- GIVEN REQUEST -
Give every line of the data again, unchanged, but with no pictures.

- DATASET CONTENT -
╭──

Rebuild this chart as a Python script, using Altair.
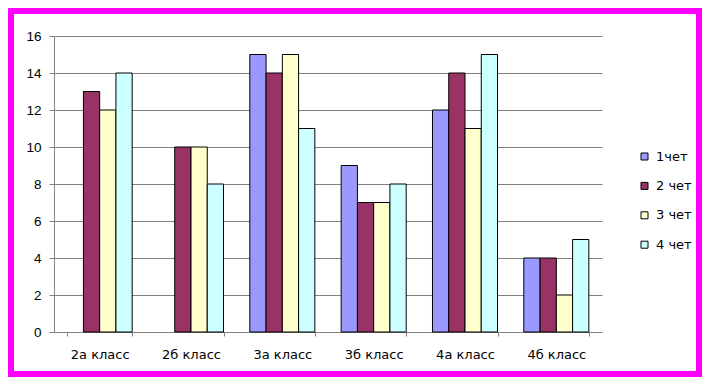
import altair as alt
import pandas as pd

classes = ["2а класс", "2б класс", "3а класс", "3б класс", "4а класс", "4б класс"]
series = ["1чет", "2 чет", "3 чет", "4 чет"]
q1 = [None, None, 15, 9, 12, 4]
q2 = [13, 10, 14, 7, 14, 4]
q3 = [12, 10, 15, 7, 11, 2]
q4 = [14, 8, 11, 8, 15, 5]
colors = ["#9999FF", "#993366", "#FFFFCC", "#CCFFFF"]
y_ticks = [0, 2, 4, 6, 8, 10, 12, 14, 16]

rows = []
for s, vals in zip(series, [q1, q2, q3, q4]):
    for c, v in zip(classes, vals):
        if v is not None:
            rows.append({"class": c, "series": s, "value": v})
df = pd.DataFrame(rows)

grey = "#808080"

bars = alt.Chart(df).mark_bar(stroke="black", strokeWidth=1).encode(
    x=alt.X("class:N", sort=classes,
            scale=alt.Scale(domain=classes, paddingInner=0.288, paddingOuter=0.144),
            axis=alt.Axis(title=None, labelAngle=0, tickBand="extent", grid=False,
                          domainColor=grey, tickColor=grey, tickSize=4, labelPadding=12,
                          labelFont="DejaVu Sans", labelFontSize=13, labelColor="black")),
    xOffset=alt.XOffset("series:N", sort=series,
                        scale=alt.Scale(domain=series, paddingInner=0, paddingOuter=0)),
    y=alt.Y("value:Q", scale=alt.Scale(domain=[0, 16], nice=False),
            axis=alt.Axis(title=None, values=y_ticks, grid=True, gridColor=grey,
                          domainColor=grey, tickColor=grey, tickSize=5, labelPadding=8,
                          labelFont="Liberation Sans", labelFontSize=13.5, labelColor="black")),
    color=alt.Color("series:N", sort=series,
                    scale=alt.Scale(domain=series, range=colors),
                    legend=alt.Legend(title=None, orient="none", legendX=584, legendY=114,
                                      padding=0, symbolType="square", symbolSize=49,
                                      symbolStrokeColor="black", symbolStrokeWidth=1,
                                      labelFont="DejaVu Sans", labelFontSize=13,
                                      labelColor="black", labelOffset=5, rowPadding=15.4)),
)

frame = alt.Chart(alt.Data(values=[{}])).mark_rect(
    fillOpacity=0, stroke="#FF00FF", strokeWidth=6
).encode(
    x=alt.value(-43), x2=alt.value(645), y=alt.value(-25), y2=alt.value(338)
)

chart = alt.layer(bars, frame).properties(
    width=548, height=296,
    autosize=alt.AutoSizeParams(type="none"),
    padding={"left": 46, "top": 28, "right": 100, "bottom": 45},
    background="white",
).configure_view(stroke=None)

chart.save("out.html", embed_options={"renderer": "svg", "actions": False})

╰──

- ANSWER FOR THE TASK -
Rebuild this chart as a Python script, using Altair.
import altair as alt
import pandas as pd

classes = ["2а класс", "2б класс", "3а класс", "3б класс", "4а класс", "4б класс"]
series = ["1чет", "2 чет", "3 чет", "4 чет"]
q1 = [None, None, 15, 9, 12, 4]
q2 = [13, 10, 14, 7, 14, 4]
q3 = [12, 10, 15, 7, 11, 2]
q4 = [14, 8, 11, 8, 15, 5]
colors = ["#9999FF", "#993366", "#FFFFCC", "#CCFFFF"]
y_ticks = [0, 2, 4, 6, 8, 10, 12, 14, 16]

rows = []
for s, vals in zip(series, [q1, q2, q3, q4]):
    for c, v in zip(classes, vals):
        if v is not None:
            rows.append({"class": c, "series": s, "value": v})
df = pd.DataFrame(rows)

grey = "#808080"

bars = alt.Chart(df).mark_bar(stroke="black", strokeWidth=1).encode(
    x=alt.X("class:N", sort=classes,
            scale=alt.Scale(domain=classes, paddingInner=0.288, paddingOuter=0.144),
            axis=alt.Axis(title=None, labelAngle=0, tickBand="extent", grid=False,
                          domainColor=grey, tickColor=grey, tickSize=4, labelPadding=12,
                          labelFont="DejaVu Sans", labelFontSize=13, labelColor="black")),
    xOffset=alt.XOffset("series:N", sort=series,
                        scale=alt.Scale(domain=series, paddingInner=0, paddingOuter=0)),
    y=alt.Y("value:Q", scale=alt.Scale(domain=[0, 16], nice=False),
            axis=alt.Axis(title=None, values=y_ticks, grid=True, gridColor=grey,
                          domainColor=grey, tickColor=grey, tickSize=5, labelPadding=8,
                          labelFont="Liberation Sans", labelFontSize=13.5, labelColor="black")),
    color=alt.Color("series:N", sort=series,
                    scale=alt.Scale(domain=series, range=colors),
                    legend=alt.Legend(title=None, orient="none", legendX=584, legendY=114,
                                      padding=0, symbolType="square", symbolSize=49,
                                      symbolStrokeColor="black", symbolStrokeWidth=1,
                                      labelFont="DejaVu Sans", labelFontSize=13,
                                      labelColor="black", labelOffset=5, rowPadding=15.4)),
)

frame = alt.Chart(alt.Data(values=[{}])).mark_rect(
    fillOpacity=0, stroke="#FF00FF", strokeWidth=6
).encode(
    x=alt.value(-43), x2=alt.value(645), y=alt.value(-25), y2=alt.value(338)
)

chart = alt.layer(bars, frame).properties(
    width=548, height=296,
    autosize=alt.AutoSizeParams(type="none"),
    padding={"left": 46, "top": 28, "right": 100, "bottom": 45},
    background="white",
).configure_view(stroke=None)

chart.save("out.html", embed_options={"renderer": "svg", "actions": False})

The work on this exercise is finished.